Fellow board member Cllr Greenhalgh agrees that it is a “very positive arrangement”.

He said: “It is all about getting revenue streams for the council by getting rid of land and property that the authority owns and PSP can get it fit for purpose and ready for sale — these are things that the council currently can’t afford to do.

“So they sell it on and any additional profit is shared between the council and PSP”

He added: “They have contacts that the council never would and they are able to promote and market these properties or this land and can put money into it as well.”

What impact has it had so far?

PSP Bolton has been behind a number of projects in and around the town and as Cllr Morris points out, has already helped the authority to bring in a substantial amount of cash that it can pump into funding council services and one off projects.

One of these projects was to help the council to purchase the Travelodge in River Street — which now brings in between £250,000 and £300,000 each year in revenue, meaning the cash can be used by the council to fund everyday services like caring for vulnerable people.

The company is also involved with the new £6.5 million office development project being built on the junction of Newport Street and Great Moor Street and a number of other schemes around Bolton.

More controversially, PSP Bolton is involved with the intended development of the area around Cheadle Square in the town centre, which is the proposed spot for a new University of Bolton campus.

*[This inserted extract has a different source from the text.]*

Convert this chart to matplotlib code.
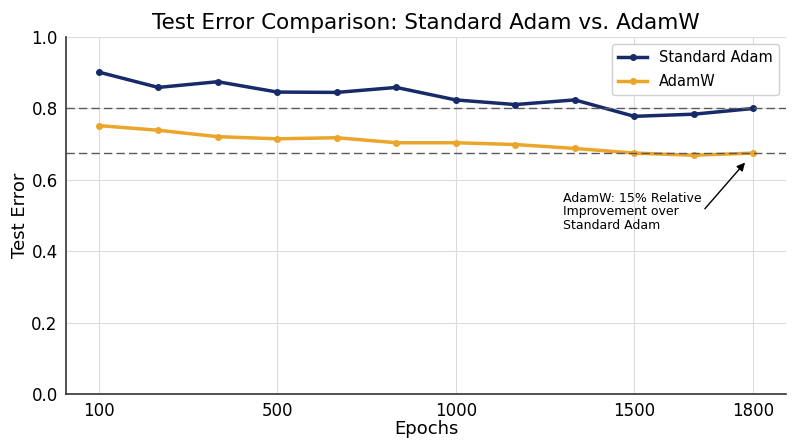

The designs printed in The Bolton News earlier this year were widely criticised and it is understood that a new vision for the area is being put together.

One deal done by the council was in 2013, when the council transferred its 2,600 ground rent assets into the hands of PSP Bolton for £14.25 million.

This means that the ground rent people previously paid to the council now goes to PSP Bolton.

The group says that the money received will be re-invested in “new revenue creating assets for the council” creating a “higher recurring revenue stream for the authority”.

Transparency

UKIP Councillor Paul Richardson, who represents Little Lever and Darcy Lever will ask a question at tomorrow’s full council meeting, regarding a perceived “lack of transparency” in the PSP arrangement.

He said he believes the partnership is “basically a good idea” but has issues with how much information is being provided.

He said: “I think because it is a bit arms length from the council no one seems to know what is going on and there doesn’t seem to be a lot of paperwork.

“We don’t know how often meetings take place. There does seem to be a lack of transparency and that is something I will be bringing up.

He added: “If they have made £1.5 million from it I would have thought the council would be shouting that from the rooftops, but we haven’t heard much.”

This is also an issue acknowledged by Cllr Greenhalgh, who as well as being a board member is also the chair of the council’s audit committee, which scrutinised the KPMG report.

He said: “When the issues were raised by KPMG, I was concerned and I have made it very clear to PSP that transparency is something that needs to be addressed.

“They have assured me that they are coming up with a new, more transparent system of reporting.

“KPMG have also had assurances from the council’s finance department and they are satisfied with that.

“Some simple meetings had not taken place and one thing they have now told me is that there will be a meeting between the council’s head of audit and KPMG to fully iron out any issues.”